What matters here is performance, though. And ‘performance’ in this context is more than just ‘how it sounds’, although it actually sounds pretty damn good too. Performance in a modern context is how seamlessly it connects to the outside world, how effortlessly the app drives the system, whether or not using it is a frustrating experience, and so on. When properly set-up, a good system should be as effortless in use as a good toaster. Almost.
Everything from this is driven by the app, and the app (Android and iOS) works well. Linn has more than a decade of understanding whether people are using local music storage or online streaming services and the trend is very much toward online streaming services, and the app is well geared toward that, seamlessly blending local and online libraries. If you are used to using Tidal’s own app – for example – there’s a touch of learning curve while you learn to live in the Linn ecosystem, but the length of time it will take you to read this first look is about twice as long as most people will take to get with the programme. The large front panel display deliberately goes for large white on black text rather than colour touchscreens or showing off album covers. Having spent some hours trying to download the right album art into metadata to prevent looking at the ‘Quavers of Doom’ greyed-out beamed eighth notes used to depict an absence of album cover, a simple text display is all you really need.
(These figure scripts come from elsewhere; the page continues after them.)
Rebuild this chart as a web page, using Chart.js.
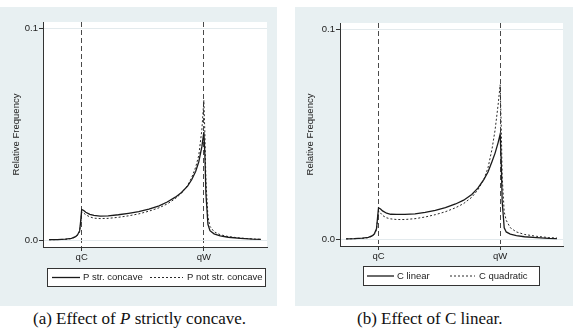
<!DOCTYPE html>
<html><head><meta charset="utf-8">
<script src="https://cdn.jsdelivr.net/npm/chart.js@4/dist/chart.umd.min.js"></script>
<style>
body{margin:0;width:574px;height:331px;background:#fff;position:relative;overflow:hidden;font-family:"Liberation Sans",Arial,sans-serif}
.panel{position:absolute;top:7px;height:299px;background:#e8f0f2}
.panel canvas{display:block}
.cap{position:absolute;top:309px;font-family:"Liberation Serif",serif;font-size:17px;color:#111;white-space:nowrap}
</style></head><body>
<div class="panel" style="left:0;width:277px"><canvas id="c1" width="277" height="299"></canvas></div>
<div class="panel" style="left:295px;width:278px"><canvas id="c2" width="278" height="299"></canvas></div>
<div class="cap" style="left:33px">(a) Effect of <i>P</i> strictly concave.</div>
<div class="cap" style="left:357px">(b) Effect of C linear.</div>
<script>
// ---- data ----
const q = [4, 8, 12, 15, 17, 18, 19, 19.5, 20, 21, 22, 24, 26, 29, 33, 38, 43, 48, 53, 58, 62, 66, 69, 72, 74, 76, 77.5, 79, 80, 80.5, 81, 82, 83, 85, 88, 92, 98, 104, 108];
const pStrConcave = [0.0003,0.0003,0.0005,0.0009,0.0017,0.0026,0.0045,0.009,0.0145,0.0140,0.0132,0.0122,0.0117,0.0114,0.0115,0.0120,0.0127,0.0135,0.0147,0.0162,0.0180,0.0203,0.0225,0.0255,0.0285,0.0325,0.037,0.044,0.051,0.040,0.022,0.0075,0.0045,0.003,0.002,0.0014,0.0009,0.0005,0.0004];
const pNotStrConcave = [0.0002,0.0003,0.0004,0.0008,0.0015,0.0023,0.004,0.008,0.0133,0.0128,0.0120,0.0110,0.0104,0.0102,0.0103,0.0108,0.0115,0.0124,0.0137,0.0153,0.0171,0.0196,0.0222,0.0258,0.0295,0.0345,0.040,0.052,0.066,0.050,0.028,0.011,0.0065,0.004,0.0026,0.0017,0.001,0.0006,0.0004];
const cLinear = [0.0002,0.0003,0.0005,0.0009,0.0017,0.0027,0.005,0.010,0.015,0.0144,0.0135,0.0124,0.0119,0.0118,0.0118,0.0121,0.0128,0.0138,0.0151,0.0168,0.0186,0.0213,0.0243,0.0285,0.032,0.037,0.041,0.046,0.050,0.038,0.018,0.0055,0.0035,0.0025,0.0017,0.0012,0.0008,0.0004,0.0003];
const cQuadratic = [0.0002,0.0003,0.0004,0.0008,0.0015,0.0024,0.0045,0.009,0.0135,0.0125,0.0113,0.0102,0.0097,0.0094,0.0094,0.0098,0.0106,0.0117,0.0131,0.0150,0.0170,0.0200,0.0235,0.0285,0.034,0.043,0.052,0.064,0.0735,0.055,0.03,0.013,0.009,0.0055,0.0035,0.0023,0.0014,0.0008,0.0006];
const xTickValues = [20, 80];
const xTickLabels = ['qC', 'qW'];
const yTickValues = [0, 0.1];
const yTickLabels = ['0.0', '0.1'];
const legendA = ['P str. concave', 'P not str. concave'];
const legendB = ['C linear', 'C quadratic'];
const yTitle = 'Relative Frequency';

const FONT = {family: '"Liberation Sans", Arial, sans-serif', size: 9.5};
const TXT = '#222';

const boxPlugin = {
  id: 'stataBox',
  beforeDraw(chart) {
    const {ctx, chartArea: a} = chart;
    ctx.save();
    ctx.fillStyle = '#ffffff';
    ctx.fillRect(a.left, a.top, a.right - a.left, a.bottom - a.top);
    ctx.restore();
  },
  afterDraw(chart, args, opts) {
    const {ctx} = chart;
    const L = opts.box;
    ctx.save();
    ctx.fillStyle = '#ffffff';
    ctx.fillRect(L.x, L.y, L.w, L.h);
    ctx.strokeStyle = '#333';
    ctx.lineWidth = 1;
    ctx.strokeRect(L.x + 0.5, L.y + 0.5, L.w, L.h);
    const cy = L.y + L.h / 2 + 0.5;
    chart.data.datasets.forEach((ds, i) => {
      const it = opts.items[i];
      ctx.strokeStyle = ds.borderColor;
      ctx.lineWidth = ds.borderWidth;
      ctx.setLineDash(ds.borderDash || []);
      ctx.beginPath();
      ctx.moveTo(it.x0, cy);
      ctx.lineTo(it.x1, cy);
      ctx.stroke();
      ctx.setLineDash([]);
      ctx.fillStyle = TXT;
      ctx.font = FONT.size + 'px ' + FONT.family;
      ctx.textBaseline = 'middle';
      ctx.textAlign = 'left';
      ctx.fillText(ds.label, it.tx, cy);
    });
    ctx.restore();
  }
};

function makeChart(id, s1, s2, labels, geo) {
  const pts = arr => q.map((x, i) => ({x: x, y: arr[i]}));
  return new Chart(document.getElementById(id), {
    type: 'line',
    data: {
      datasets: [
        {label: labels[0], data: pts(s1), borderColor: '#1a1a1a', borderWidth: 1.3, pointRadius: 0, tension: 0, fill: false},
        {label: labels[1], data: pts(s2), borderColor: '#2a2a2a', borderWidth: 1, borderDash: [2, 2], pointRadius: 0, tension: 0, fill: false}
      ]
    },
    options: {
      responsive: false,
      animation: false,
      devicePixelRatio: 1,
      layout: {padding: {top: geo.top, right: geo.right, left: 0, bottom: 0}},
      plugins: {
        legend: {display: false},
        tooltip: {enabled: false},
        stataBox: {box: geo.box, items: geo.items}
      },
      scales: {
        x: {
          type: 'linear', min: 1, max: 111,
          afterBuildTicks: s => { s.ticks = xTickValues.map(v => ({value: v})); },
          afterFit: s => { s.height = geo.xh; },
          ticks: {
            callback: v => xTickLabels[xTickValues.indexOf(v)],
            font: FONT, color: TXT, padding: 1, maxRotation: 0, autoSkip: false
          },
          grid: {color: '#4a4a4a', lineWidth: 1, tickLength: 4, tickColor: '#333', tickBorderDash: []},
          border: {display: true, color: '#333', width: 1, dash: [5, 3]}
        },
        y: {
          type: 'linear', min: -0.0032, max: 0.1029,
          afterBuildTicks: s => { s.ticks = yTickValues.map(v => ({value: v})); },
          afterFit: s => { s.width = geo.yw; },
          ticks: {
            callback: v => yTickLabels[yTickValues.indexOf(v)],
            font: FONT, color: TXT, padding: 1, autoSkip: false
          },
          grid: {color: '#e3eaed', lineWidth: 1, tickLength: 4, tickColor: '#333'},
          border: {display: true, color: '#333', width: 1},
          title: {display: true, text: yTitle, font: FONT, color: TXT, padding: {top: geo.tp, bottom: 0}}
        }
      }
    },
    plugins: [boxPlugin]
  });
}

makeChart('c1', pStrConcave, pNotStrConcave, legendA, {
  top: 15, right: 10, xh: 59, yw: 43, tp: 10.5,
  box: {x: 47, y: 261, w: 218, h: 18},
  items: [{x0: 52, x1: 80, tx: 83}, {x0: 150, x1: 183, tx: 187}]
});
makeChart('c2', cLinear, cQuadratic, legendB, {
  top: 16, right: 10, xh: 60, yw: 45, tp: 10,
  box: {x: 68, y: 259, w: 176, h: 19},
  items: [{x0: 72, x1: 99, tx: 102}, {x0: 155, x1: 180, tx: 184}]
});
</script>
</body></html>
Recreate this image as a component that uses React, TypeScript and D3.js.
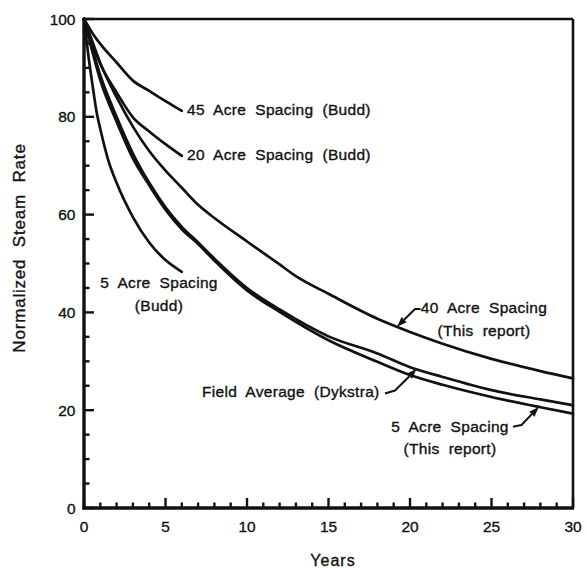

Ease of use only gets you so far, though. It’s got to sound good. And it does. Played in the context of an all-Majik system – the aforementioned Majik 109 speakers and Majik LP12 in a fine shade of Lambo orange – we also had the best-selling, previous generation Majik DSM to compare and contrast. I thought the original was extremely good, but in comparison it sounds flat and lifeless, with bass that is indistinct and ‘flubby’. In other words, all the things the original did well, the new one does so well it makes the original sound almost mediocre.
The sound is clean and dry (like a good Martini, not like the Gobi Desert) in the typical Linn way, and is perfectly suited to speakers like the Majik 109s. Like its predecessor – but to a greater degree – it’s tidy and ordered with a fine sense of rhythm. And if it’s a big change on the digital side, it’s huge in vinyl, with a more detailed, focussed and precise sound that also retains all of the melodic and rhythmic properties that made the older DSM good. We usually flub the issue about ‘should you upgrade’, but this time it’s a distinct ‘yes’… if you have the older model, the upgrade is worth doing.
Playing to the old crowd is not enough, and it’s here where the Majik DSM really shines. The sonics push this to the top of the pile of one-box does-it-all devices (or at least at the top of the pile that doesn’t cost as much as a decent second-hand car), and it’s inherent flexibility and the quality of the Komplete Majik Kit makes a lot of sense to someone who’s decided there’s more to life than Sonos. That it can then talk to other streaming devices around the home (especially Linn-flavoured devices like the Series 3) is icing on the cake. This is one of those easy recommendations someone like me would make round the dinner table to hi-fi and non-hi-fi types alike… if only we could sit round the dinner table!
It’s odd but hi-fi is shining once more. If 2020 has taught us anything, thanks to the eldritch horrors beyond our front doors, staying in is the new going out. This means, we make the best of our homes once more, and that includes making the best of our home entertainment in its widest sense. Linn’s Majik system – with the new Majik DSM – makes that home entertainment sound better. We hope to have a deeper play with this system soon.